_Challenge_
For the data below, transcribe the part that opens with the line containing "Write the React, TypeScript" and closes with the line containing "1.134, 1.09, 1.028];", exactly and with no pictures.

_Given entries_
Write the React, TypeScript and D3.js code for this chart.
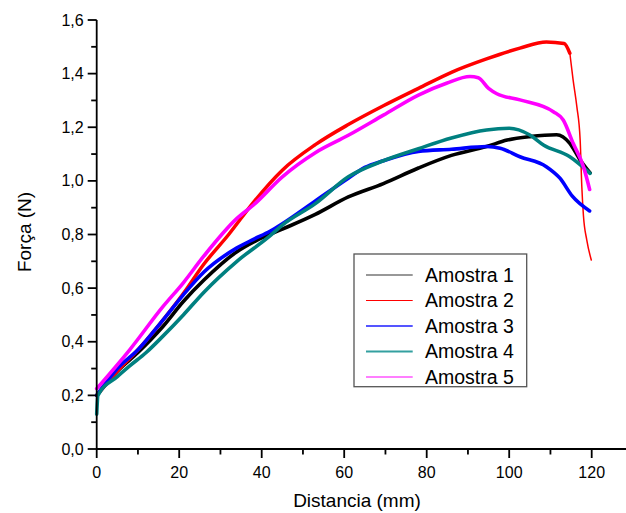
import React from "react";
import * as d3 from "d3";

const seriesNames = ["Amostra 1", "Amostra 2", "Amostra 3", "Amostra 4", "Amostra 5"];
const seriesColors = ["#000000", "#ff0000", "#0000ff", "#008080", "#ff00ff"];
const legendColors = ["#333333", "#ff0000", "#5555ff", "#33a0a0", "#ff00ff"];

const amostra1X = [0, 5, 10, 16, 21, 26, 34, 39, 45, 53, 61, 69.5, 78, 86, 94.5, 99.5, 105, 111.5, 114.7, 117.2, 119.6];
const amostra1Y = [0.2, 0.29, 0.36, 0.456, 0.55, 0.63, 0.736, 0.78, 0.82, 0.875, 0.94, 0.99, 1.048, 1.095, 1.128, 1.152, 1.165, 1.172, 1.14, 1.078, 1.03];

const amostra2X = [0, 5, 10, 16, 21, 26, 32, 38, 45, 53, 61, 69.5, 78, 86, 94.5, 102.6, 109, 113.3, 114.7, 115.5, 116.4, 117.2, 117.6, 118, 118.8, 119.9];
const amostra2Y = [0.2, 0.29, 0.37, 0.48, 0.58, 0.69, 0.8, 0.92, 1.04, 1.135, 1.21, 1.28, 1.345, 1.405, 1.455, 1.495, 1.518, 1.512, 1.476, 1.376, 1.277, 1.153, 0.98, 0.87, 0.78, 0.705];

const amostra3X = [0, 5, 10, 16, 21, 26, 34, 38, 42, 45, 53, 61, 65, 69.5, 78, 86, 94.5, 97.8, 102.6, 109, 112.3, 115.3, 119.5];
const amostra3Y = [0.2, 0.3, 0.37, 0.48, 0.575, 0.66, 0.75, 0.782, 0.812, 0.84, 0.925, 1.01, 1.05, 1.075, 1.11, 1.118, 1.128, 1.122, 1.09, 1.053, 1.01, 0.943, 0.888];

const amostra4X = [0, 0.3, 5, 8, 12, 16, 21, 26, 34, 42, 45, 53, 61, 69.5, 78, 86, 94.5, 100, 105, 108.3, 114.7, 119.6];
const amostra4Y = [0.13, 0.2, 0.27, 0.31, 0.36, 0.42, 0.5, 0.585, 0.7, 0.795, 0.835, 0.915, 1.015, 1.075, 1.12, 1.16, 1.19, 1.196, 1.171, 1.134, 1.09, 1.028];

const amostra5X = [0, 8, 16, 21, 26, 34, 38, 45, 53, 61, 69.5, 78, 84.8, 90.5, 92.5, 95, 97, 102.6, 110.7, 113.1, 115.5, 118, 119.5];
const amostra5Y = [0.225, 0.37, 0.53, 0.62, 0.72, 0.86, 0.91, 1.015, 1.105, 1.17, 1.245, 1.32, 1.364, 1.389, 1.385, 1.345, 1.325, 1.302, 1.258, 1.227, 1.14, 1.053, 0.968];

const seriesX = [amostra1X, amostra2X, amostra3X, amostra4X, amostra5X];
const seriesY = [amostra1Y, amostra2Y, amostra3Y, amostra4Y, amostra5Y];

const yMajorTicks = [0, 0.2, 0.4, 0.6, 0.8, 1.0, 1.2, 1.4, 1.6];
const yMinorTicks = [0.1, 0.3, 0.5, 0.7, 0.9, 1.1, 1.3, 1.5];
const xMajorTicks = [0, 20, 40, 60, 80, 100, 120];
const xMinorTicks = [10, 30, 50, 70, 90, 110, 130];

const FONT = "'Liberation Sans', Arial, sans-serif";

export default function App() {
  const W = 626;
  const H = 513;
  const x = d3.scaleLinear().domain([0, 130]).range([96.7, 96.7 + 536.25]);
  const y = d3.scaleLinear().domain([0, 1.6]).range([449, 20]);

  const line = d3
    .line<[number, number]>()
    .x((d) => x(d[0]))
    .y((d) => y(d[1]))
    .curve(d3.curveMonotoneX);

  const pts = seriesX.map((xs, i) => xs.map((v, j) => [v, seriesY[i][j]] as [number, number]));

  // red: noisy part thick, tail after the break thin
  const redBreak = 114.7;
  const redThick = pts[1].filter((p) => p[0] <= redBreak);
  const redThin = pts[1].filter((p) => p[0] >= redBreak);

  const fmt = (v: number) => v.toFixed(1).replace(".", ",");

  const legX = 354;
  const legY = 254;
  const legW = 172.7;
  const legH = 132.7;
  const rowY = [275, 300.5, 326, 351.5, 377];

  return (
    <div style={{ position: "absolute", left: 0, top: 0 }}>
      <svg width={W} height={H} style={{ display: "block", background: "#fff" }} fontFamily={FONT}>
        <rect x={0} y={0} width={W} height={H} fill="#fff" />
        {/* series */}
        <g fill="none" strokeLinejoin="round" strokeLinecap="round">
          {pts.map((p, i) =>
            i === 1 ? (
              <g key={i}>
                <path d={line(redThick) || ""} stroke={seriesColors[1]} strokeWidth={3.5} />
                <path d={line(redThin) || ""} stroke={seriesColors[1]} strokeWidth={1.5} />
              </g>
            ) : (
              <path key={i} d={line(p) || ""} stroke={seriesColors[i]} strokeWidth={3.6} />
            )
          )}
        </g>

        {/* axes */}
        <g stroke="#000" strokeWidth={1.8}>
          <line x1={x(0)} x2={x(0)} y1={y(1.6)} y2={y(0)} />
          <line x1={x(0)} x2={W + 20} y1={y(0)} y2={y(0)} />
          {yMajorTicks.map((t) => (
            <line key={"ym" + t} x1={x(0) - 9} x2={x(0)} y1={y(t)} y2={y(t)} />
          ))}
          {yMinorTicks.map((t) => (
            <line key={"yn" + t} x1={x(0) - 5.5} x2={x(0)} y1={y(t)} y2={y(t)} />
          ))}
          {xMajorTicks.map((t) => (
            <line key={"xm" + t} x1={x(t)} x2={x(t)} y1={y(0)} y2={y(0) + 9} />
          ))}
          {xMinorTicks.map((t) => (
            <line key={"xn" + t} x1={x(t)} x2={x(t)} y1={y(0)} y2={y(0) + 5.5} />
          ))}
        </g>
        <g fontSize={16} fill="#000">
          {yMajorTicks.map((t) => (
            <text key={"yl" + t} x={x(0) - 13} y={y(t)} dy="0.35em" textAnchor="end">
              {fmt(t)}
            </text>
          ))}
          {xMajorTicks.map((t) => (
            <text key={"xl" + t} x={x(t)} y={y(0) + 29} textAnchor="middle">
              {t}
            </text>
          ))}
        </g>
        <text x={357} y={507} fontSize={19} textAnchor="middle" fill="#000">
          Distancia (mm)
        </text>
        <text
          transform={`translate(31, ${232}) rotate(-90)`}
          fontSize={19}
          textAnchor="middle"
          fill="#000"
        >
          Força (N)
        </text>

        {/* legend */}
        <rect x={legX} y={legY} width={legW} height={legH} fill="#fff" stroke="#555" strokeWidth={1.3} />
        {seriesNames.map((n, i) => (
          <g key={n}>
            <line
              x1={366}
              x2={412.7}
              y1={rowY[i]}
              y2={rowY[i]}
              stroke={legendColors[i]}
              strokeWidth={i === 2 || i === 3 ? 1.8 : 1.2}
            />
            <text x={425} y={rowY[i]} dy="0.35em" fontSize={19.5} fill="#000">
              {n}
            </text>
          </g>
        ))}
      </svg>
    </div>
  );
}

==

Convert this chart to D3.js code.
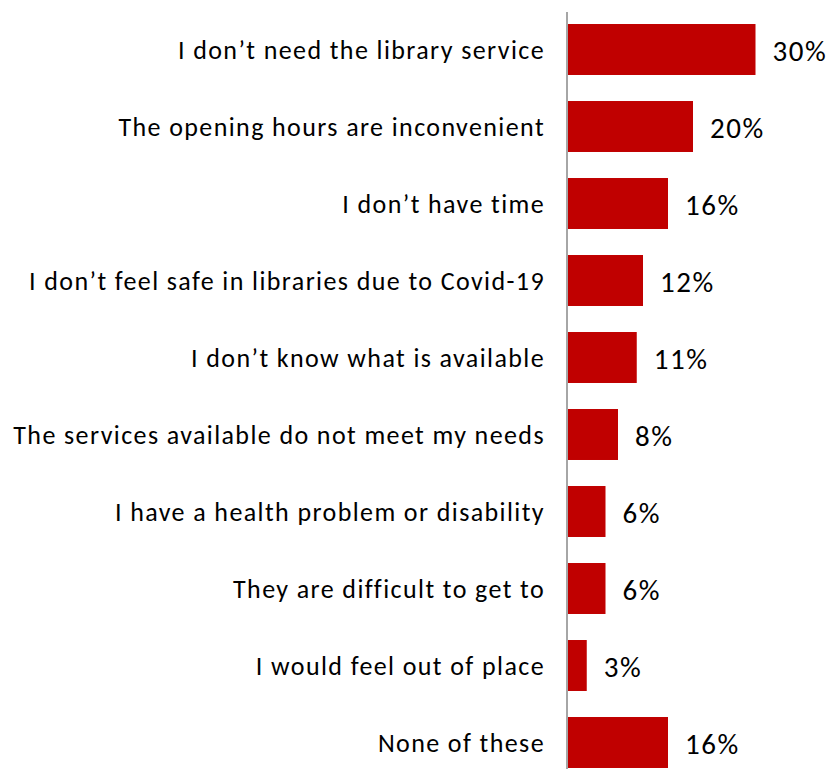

...

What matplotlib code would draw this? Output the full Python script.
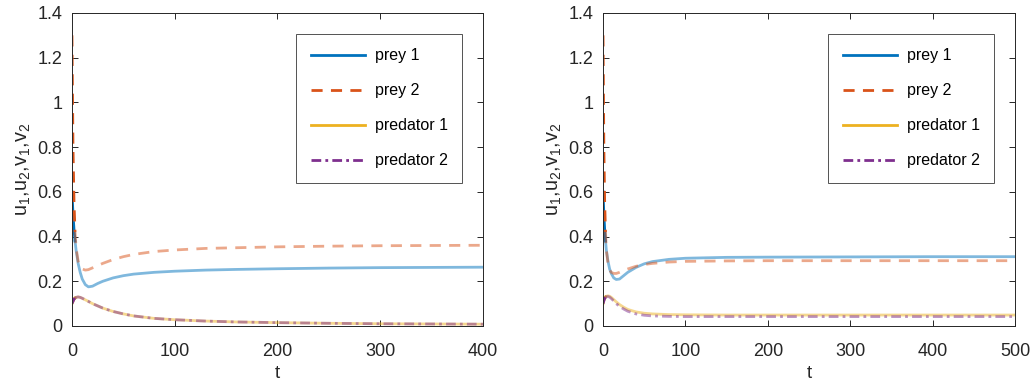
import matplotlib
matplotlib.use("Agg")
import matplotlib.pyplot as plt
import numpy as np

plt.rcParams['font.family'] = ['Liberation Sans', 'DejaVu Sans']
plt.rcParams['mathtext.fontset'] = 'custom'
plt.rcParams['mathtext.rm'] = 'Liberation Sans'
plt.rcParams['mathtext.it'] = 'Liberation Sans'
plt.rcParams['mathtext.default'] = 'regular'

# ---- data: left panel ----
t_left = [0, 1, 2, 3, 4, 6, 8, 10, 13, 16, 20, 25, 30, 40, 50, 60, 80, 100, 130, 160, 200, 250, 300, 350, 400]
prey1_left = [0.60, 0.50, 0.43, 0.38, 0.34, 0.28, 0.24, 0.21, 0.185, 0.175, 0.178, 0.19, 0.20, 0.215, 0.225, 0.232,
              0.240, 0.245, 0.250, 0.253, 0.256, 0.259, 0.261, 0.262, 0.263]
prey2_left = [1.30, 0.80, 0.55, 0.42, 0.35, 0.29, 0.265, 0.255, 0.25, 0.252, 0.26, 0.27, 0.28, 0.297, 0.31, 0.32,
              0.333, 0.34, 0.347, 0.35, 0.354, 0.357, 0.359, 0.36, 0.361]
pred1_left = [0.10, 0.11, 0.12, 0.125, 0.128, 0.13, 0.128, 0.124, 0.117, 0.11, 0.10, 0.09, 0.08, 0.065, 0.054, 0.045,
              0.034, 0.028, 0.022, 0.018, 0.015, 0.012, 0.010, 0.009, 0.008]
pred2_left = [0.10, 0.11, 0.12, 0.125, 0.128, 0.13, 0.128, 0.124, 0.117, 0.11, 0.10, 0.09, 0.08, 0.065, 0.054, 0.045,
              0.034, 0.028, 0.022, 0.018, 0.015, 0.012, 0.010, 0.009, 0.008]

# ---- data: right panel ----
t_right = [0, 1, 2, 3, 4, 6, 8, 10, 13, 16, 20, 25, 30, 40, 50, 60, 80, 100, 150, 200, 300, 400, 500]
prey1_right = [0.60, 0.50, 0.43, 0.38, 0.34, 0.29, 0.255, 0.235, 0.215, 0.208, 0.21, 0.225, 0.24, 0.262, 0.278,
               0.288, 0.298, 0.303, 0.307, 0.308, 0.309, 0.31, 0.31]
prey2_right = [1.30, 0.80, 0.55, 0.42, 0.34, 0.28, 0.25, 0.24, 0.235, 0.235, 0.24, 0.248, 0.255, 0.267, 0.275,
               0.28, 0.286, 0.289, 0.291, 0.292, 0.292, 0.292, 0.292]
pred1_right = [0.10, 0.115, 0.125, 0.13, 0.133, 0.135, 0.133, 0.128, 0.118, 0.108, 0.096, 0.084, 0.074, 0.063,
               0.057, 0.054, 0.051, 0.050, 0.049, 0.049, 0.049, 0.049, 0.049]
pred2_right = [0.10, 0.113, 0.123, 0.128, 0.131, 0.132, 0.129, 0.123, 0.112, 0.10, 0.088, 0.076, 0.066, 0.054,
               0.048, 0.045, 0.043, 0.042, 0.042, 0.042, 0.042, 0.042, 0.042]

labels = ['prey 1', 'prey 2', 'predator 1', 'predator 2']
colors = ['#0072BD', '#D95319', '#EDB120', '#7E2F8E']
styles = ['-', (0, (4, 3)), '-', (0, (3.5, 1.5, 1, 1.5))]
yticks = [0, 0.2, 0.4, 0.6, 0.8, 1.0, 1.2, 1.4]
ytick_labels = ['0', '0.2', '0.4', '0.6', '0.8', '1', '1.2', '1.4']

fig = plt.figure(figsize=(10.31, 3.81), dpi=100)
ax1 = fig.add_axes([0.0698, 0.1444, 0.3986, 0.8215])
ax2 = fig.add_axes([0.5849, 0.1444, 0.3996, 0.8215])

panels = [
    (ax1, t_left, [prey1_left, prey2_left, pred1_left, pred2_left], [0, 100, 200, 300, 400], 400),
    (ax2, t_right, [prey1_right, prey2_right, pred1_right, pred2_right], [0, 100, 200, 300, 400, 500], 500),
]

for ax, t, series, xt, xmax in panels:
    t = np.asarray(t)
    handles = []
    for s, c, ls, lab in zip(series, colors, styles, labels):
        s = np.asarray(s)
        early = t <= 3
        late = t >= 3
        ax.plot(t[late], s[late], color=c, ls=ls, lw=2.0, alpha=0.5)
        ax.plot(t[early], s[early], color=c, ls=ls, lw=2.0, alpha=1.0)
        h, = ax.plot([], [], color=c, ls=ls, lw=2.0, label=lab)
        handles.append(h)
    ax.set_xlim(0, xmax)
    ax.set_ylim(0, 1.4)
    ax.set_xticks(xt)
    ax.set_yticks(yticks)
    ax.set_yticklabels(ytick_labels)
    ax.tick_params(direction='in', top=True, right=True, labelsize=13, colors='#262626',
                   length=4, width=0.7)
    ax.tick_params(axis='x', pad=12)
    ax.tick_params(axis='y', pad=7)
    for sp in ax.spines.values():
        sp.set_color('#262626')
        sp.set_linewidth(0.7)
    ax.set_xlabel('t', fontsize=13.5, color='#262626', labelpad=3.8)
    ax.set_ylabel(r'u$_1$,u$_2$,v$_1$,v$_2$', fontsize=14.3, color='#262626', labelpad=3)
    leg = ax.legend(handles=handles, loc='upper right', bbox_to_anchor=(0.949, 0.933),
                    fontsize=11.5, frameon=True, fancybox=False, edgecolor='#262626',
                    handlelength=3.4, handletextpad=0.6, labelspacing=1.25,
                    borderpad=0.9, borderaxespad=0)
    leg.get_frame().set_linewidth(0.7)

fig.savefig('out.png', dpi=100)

_Solved exercise_
Write the React, TypeScript and D3.js code for this chart.
import React from "react";
import * as d3 from "d3";

const seriesNames = ["Amostra 1", "Amostra 2", "Amostra 3", "Amostra 4", "Amostra 5"];
const seriesColors = ["#000000", "#ff0000", "#0000ff", "#008080", "#ff00ff"];
const legendColors = ["#333333", "#ff0000", "#5555ff", "#33a0a0", "#ff00ff"];

const amostra1X = [0, 5, 10, 16, 21, 26, 34, 39, 45, 53, 61, 69.5, 78, 86, 94.5, 99.5, 105, 111.5, 114.7, 117.2, 119.6];
const amostra1Y = [0.2, 0.29, 0.36, 0.456, 0.55, 0.63, 0.736, 0.78, 0.82, 0.875, 0.94, 0.99, 1.048, 1.095, 1.128, 1.152, 1.165, 1.172, 1.14, 1.078, 1.03];

const amostra2X = [0, 5, 10, 16, 21, 26, 32, 38, 45, 53, 61, 69.5, 78, 86, 94.5, 102.6, 109, 113.3, 114.7, 115.5, 116.4, 117.2, 117.6, 118, 118.8, 119.9];
const amostra2Y = [0.2, 0.29, 0.37, 0.48, 0.58, 0.69, 0.8, 0.92, 1.04, 1.135, 1.21, 1.28, 1.345, 1.405, 1.455, 1.495, 1.518, 1.512, 1.476, 1.376, 1.277, 1.153, 0.98, 0.87, 0.78, 0.705];

const amostra3X = [0, 5, 10, 16, 21, 26, 34, 38, 42, 45, 53, 61, 65, 69.5, 78, 86, 94.5, 97.8, 102.6, 109, 112.3, 115.3, 119.5];
const amostra3Y = [0.2, 0.3, 0.37, 0.48, 0.575, 0.66, 0.75, 0.782, 0.812, 0.84, 0.925, 1.01, 1.05, 1.075, 1.11, 1.118, 1.128, 1.122, 1.09, 1.053, 1.01, 0.943, 0.888];

const amostra4X = [0, 0.3, 5, 8, 12, 16, 21, 26, 34, 42, 45, 53, 61, 69.5, 78, 86, 94.5, 100, 105, 108.3, 114.7, 119.6];
const amostra4Y = [0.13, 0.2, 0.27, 0.31, 0.36, 0.42, 0.5, 0.585, 0.7, 0.795, 0.835, 0.915, 1.015, 1.075, 1.12, 1.16, 1.19, 1.196, 1.171, 1.134, 1.09, 1.028];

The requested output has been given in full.